Conference Year



Regeneration, solar collector cum regenerator, liquid desiccant, desiccant cooling system, dehumidification


A solar liquid desiccant air cooling system cools air in two stages: dehumidification followed by sensible cooling. It uses concentrated liquid desiccant to dehumidify the process air and reject the absorbed moisture to the ambient air through solar thermal heating in a solar collector cum regenerator (C/R). For the dehumidifier the liquid desiccant must be cold and strong in desiccant to reduce tendency of evaporation of water in the solution so that it can absorb water vapor from the process air. But, in the solar regenerator the solution must be hot to enhance evaporation of water from the solution to the regeneration air which requires thermal energy. The solar collector cum regenerator performance decides the overall cooling performance because for every kilogram of water dehumidified, at least the same amount must be rejected in the solar regenerator.
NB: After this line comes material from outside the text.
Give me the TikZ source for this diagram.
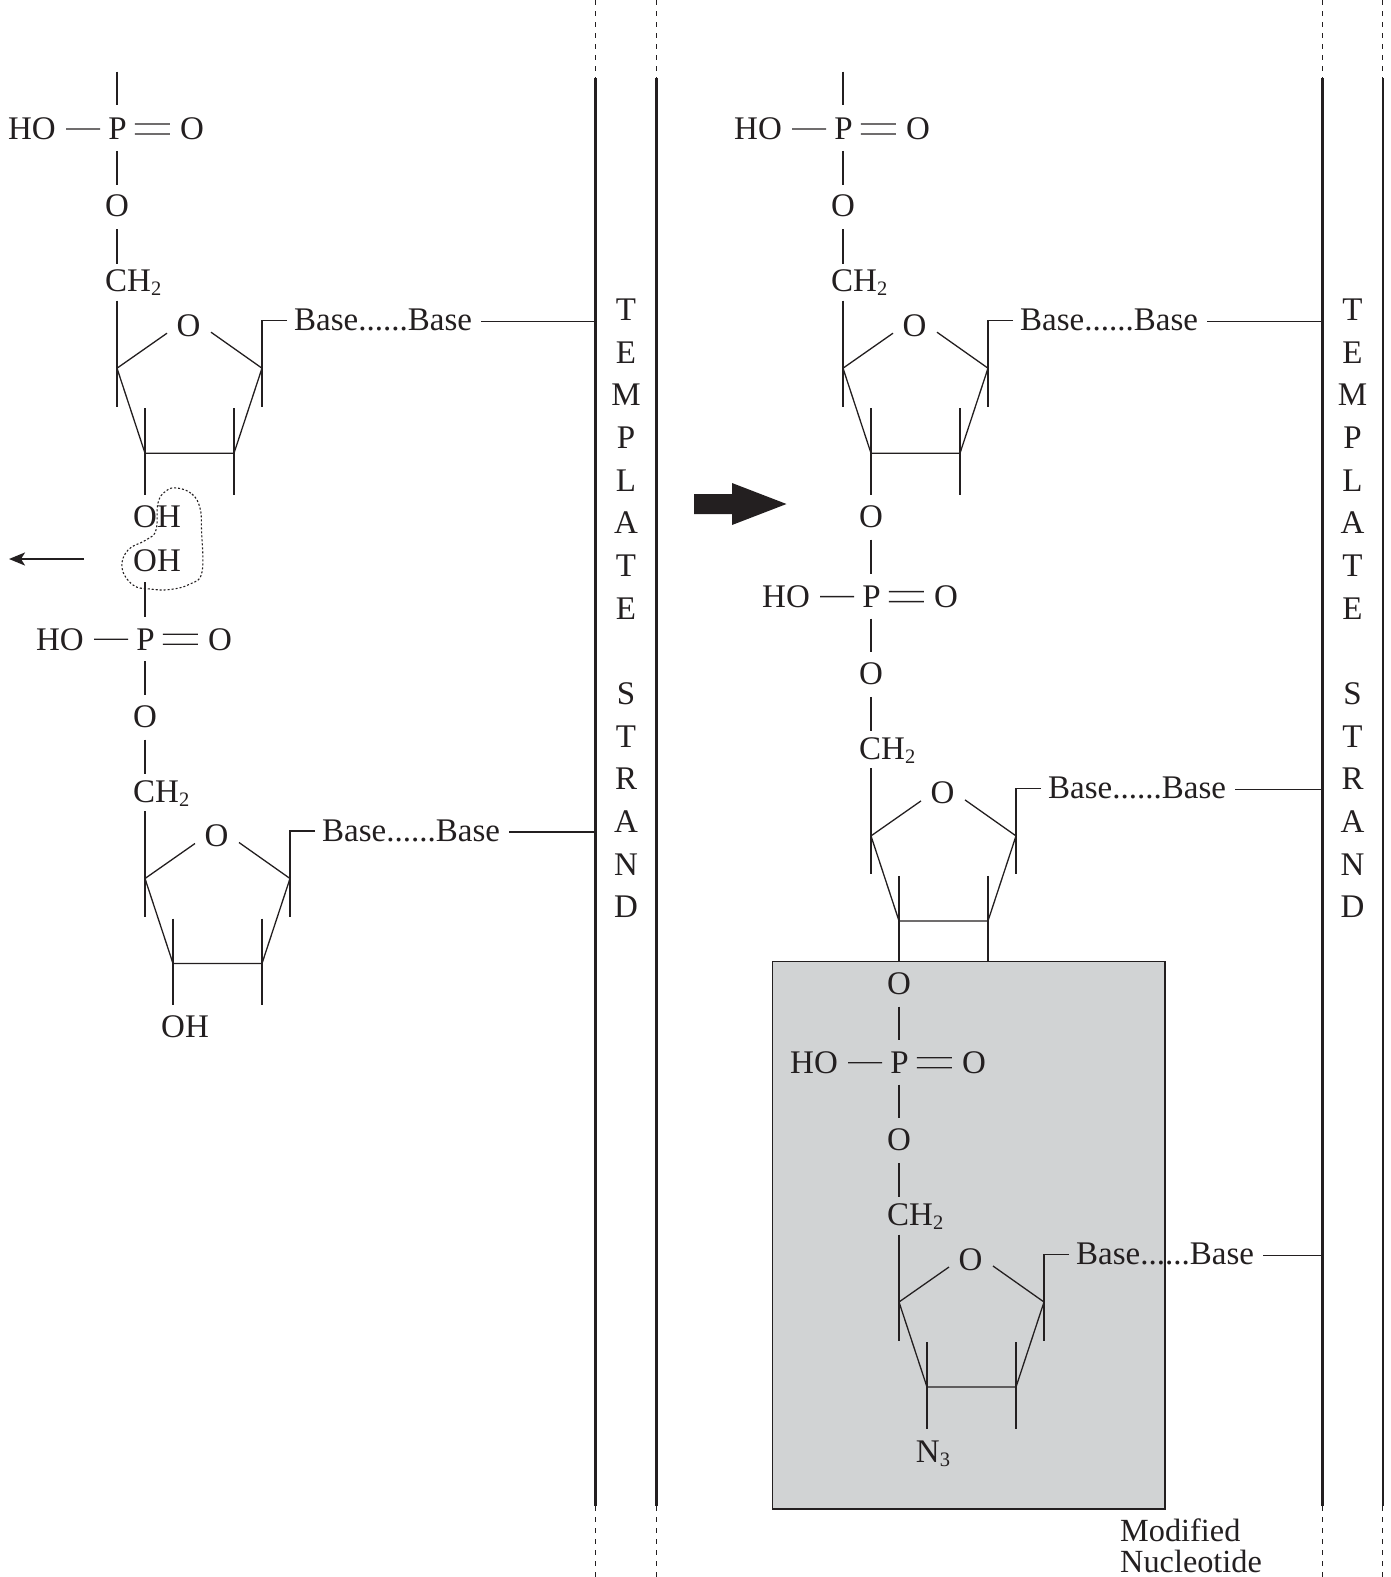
\documentclass[tikz,border=0pt]{standalone}
\usepackage{fontspec}
\setmainfont{Liberation Serif}
\usetikzlibrary{arrows.meta}
\definecolor{ink}{HTML}{231F20}
\definecolor{boxgrey}{HTML}{D1D3D4}
\newcommand\subtwo[1]{{\fontsize{20.5}{20.5}\selectfont\raisebox{-4pt}{#1}}}
\tikzset{
  x=1pt,y=-1pt,
  atom/.style={inner sep=0pt,text=ink,anchor=base,font=\fontsize{33}{33}\selectfont},
  lefttext/.style={atom,anchor=base west},
  captext/.style={lefttext,font=\fontsize{32.3}{32.3}\selectfont},
  bond/.style={draw=ink,line width=1.3pt},
  strandline/.style={draw=ink,line width=2.4pt},
  guide/.style={draw=ink,line width=1pt,dash pattern=on 5pt off 6pt},
  loopline/.style={draw=ink,line width=1.1pt,dash pattern=on 2pt off 2pt},
}
% #1 name, #2 px, #3 py, #4 strand coordinate
\newcommand\nuc[4]{%
 \begin{scope}[shift={(#2,#3)}]
  \node[atom] (#1P) at (0.5,11) {P};
  \node[atom] (#1HO) at (-85,11) {HO};
  \node[atom] (#1Oeq) at (75,11) {O};
  \node[atom] (#1Ob) at (0,88) {O};
  \node[lefttext] (#1CH) at (-12,163) {CH\subtwo{2}};
  \node[atom] (#1Or) at (71.5,207.5) {O};
  \node[lefttext] (#1base) at (177,202) {Base......Base};
  \coordinate (#1rl) at (0,239.5);
  \coordinate (#1rr) at (145,239.5);
  \coordinate (#1bl) at (28,324.5);
  \coordinate (#1br) at (117,324.5);
  \coordinate (#1ol) at (50,204.5);
  \coordinate (#1or) at (94,203.5);
  \coordinate (#1chb) at (0,172);
  \coordinate (#1lend) at (0,278);
  \coordinate (#1tick) at (170,192);
  \coordinate (#1rend) at (145,278);
  \coordinate (#1blt) at (28,279.5);
  \coordinate (#1brt) at (117,279.5);
  \coordinate (#1ble) at (28,366);
  \coordinate (#1bre) at (117,366);
  \coordinate (#1lk) at ([yshift=9pt]#1base.base east);
  \draw[bond,shorten <=8pt,shorten >=10pt] (#1P.west) -- (#1HO.east);
  \draw[bond,shorten <=8pt,shorten >=10pt] ([yshift=5pt]#1P.east) -- ([yshift=5pt]#1Oeq.west);
  \draw[bond,shorten <=8pt,shorten >=10pt] ([yshift=-5pt]#1P.east) -- ([yshift=-5pt]#1Oeq.west);
  \draw[bond,shorten <=11pt,shorten >=10pt] (#1P.south -| #1Ob.south) -- (#1Ob.north);
  \draw[bond,shorten <=12pt,shorten >=6pt] (#1Ob.south) -- (#1Ob.south |- #1CH.north);
  \draw[bond] (#1chb) -- (#1lend);
  \draw[bond] (#1tick) -| (#1rend);
  \draw[bond] (#1ol) -- (#1rl) -- (#1bl) -- (#1br) -- (#1rr) -- (#1or);
  \draw[bond] (#1blt) -- (#1ble);
  \draw[bond] (#1brt) -- (#1bre);
  \draw[bond,shorten <=9pt] (#1lk) -- (#1lk -| #4);
 \end{scope}}
% #1 name, #2 x of the node, #3 baseline
\newcommand\strandtext[2]{%
 \foreach \c/\l/\yy in {T/T/320.5,Ea/E/363.2,M/M/405.8,Pp/P/448.5,L/L/491.1,Aa/A/533.8,Tb/T/576.4,Eb/E/619,S/S/704.4,Tc/T/747,R/R/789.7,Ab/A/832.3,N/N/875,D/D/917.6}
   \node[atom] (#1\c) at (#2,\yy) {\l};}
\begin{document}
\begin{tikzpicture}
\useasboundingbox (0,0) rectangle (1391,1577);
% grey box
\node[draw=ink,line width=1.5pt,fill=boxgrey,inner sep=0pt,minimum width=392.8pt,minimum height=547.3pt,anchor=north west] (gbox) at (771.5,960.7) {};
% strands
\foreach \nm/\xx/\w in {sa/595.5/2.6pt,sb/656.5/2.2pt,sc/1322.7/2.6pt,sd/1382.7/2.2pt}{
  \coordinate (\nm t) at (\xx,0);
  \coordinate (\nm u) at (\xx,78);
  \coordinate (\nm l) at (\xx,1506);
  \coordinate (\nm b) at (\xx,1577);
  \draw[guide] (\nm t) -- (\nm u);
  \draw[strandline,line width=\w] (\nm u) -- (\nm l);
  \draw[guide] (\nm l) -- (\nm b);
}
\strandtext{la}{626}
\strandtext{ra}{1352.5}
% left column
\nuc{a}{117}{128.7}{sau}
\nuc{b}{145}{639}{sau}
\coordinate (atop) at (117,71.5);
\coordinate (atopb) at (117,104.5);
\draw[bond] (atop) -- (atopb);
\node[lefttext] (aoh) at (133,527) {OH};
\node[lefttext] (boh) at (133,571) {OH};
\node[lefttext] (coh) at (161,1037) {OH};
\coordinate (bs1) at (145,582);
\coordinate (bs2) at (145,617);
\draw[bond] (bs1) -- (bs2);
% loop
\draw[loopline] plot[smooth cycle,tension=0.7] coordinates {(177,488) (192,494) (200,508) (201.5,530) (202,572) (190,584) (170,589.5) (150,589) (133,585) (122,568) (128,550) (146,540) (156,530) (158,503) (166,491)};
% left arrow
\coordinate (arrs) at (84,559);
\coordinate (arre) at (9,559);
\draw[draw=ink,line width=2.2pt,-{Stealth[length=16pt,width=13pt,inset=4pt]}] (arrs) -- (arre);
% thick arrow
\fill[ink] (694,494) -- (732,494) -- (732,483) -- (786.5,504) -- (732,525) -- (732,514) -- (694,514) -- cycle;
% right column
\nuc{c}{843}{128.7}{scu}
\nuc{d}{871}{596.4}{scu}
\nuc{e}{899}{1062.5}{scu}
\coordinate (ctop) at (843,71.5);
\coordinate (ctopb) at (843,104.5);
\draw[bond] (ctop) -- (ctopb);
\node[atom] (dtopO) at (871,527) {O};
\node[atom] (etopO) at (899,994) {O};
\draw[bond,shorten <=12pt,shorten >=12pt] (dtopO.south) -- (dtopO.south |- dP.north);
\draw[bond,shorten <=12pt,shorten >=12pt] (etopO.south) -- (etopO.south |- eP.north);
\node[atom] (n3) at (933,1462) {N\subtwo{3}};
\node[captext] (mod) at (1120,1541) {Modified};
\node[captext] (nuc) at (1120,1572.5) {Nucleotide};
\end{tikzpicture}
\end{document}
Direct coupling of the solar regenerator with the dehumidifier may not be possible since the moisture removed in the dehumidifier may not get evaporated in the solar regenerator simultaneously. The solar thermal energy collection and the operating conditions decide the regeneration capacity of the solar collector cum regenerator. This paper presents experimental solar regeneration performance of CaCl2-H2O and LiCl-H2O solutions using two different sized solar C/R of absorber area 1.47 and 4 m2 inclined at 14o from the horizontal. The diurnal mass of water evaporated from LiCl and CaCl2 solutions at different concentrations is reported. The water evaporation per unit absorber area was found to be independent of C/R size for experiments carried out on the two regenerators for both LiCl and CaCl2 solutions for similar levels of irradiance and initial desiccant concentration. In addition, the paper discusses some basic solar C/R design issues and explores the coupling possibility of a solar C/R with a liquid desiccant cooling system. The results presented are useful in deciding the size of a solar C/R for coupling with a liquid desiccant cooling system of desired capacity.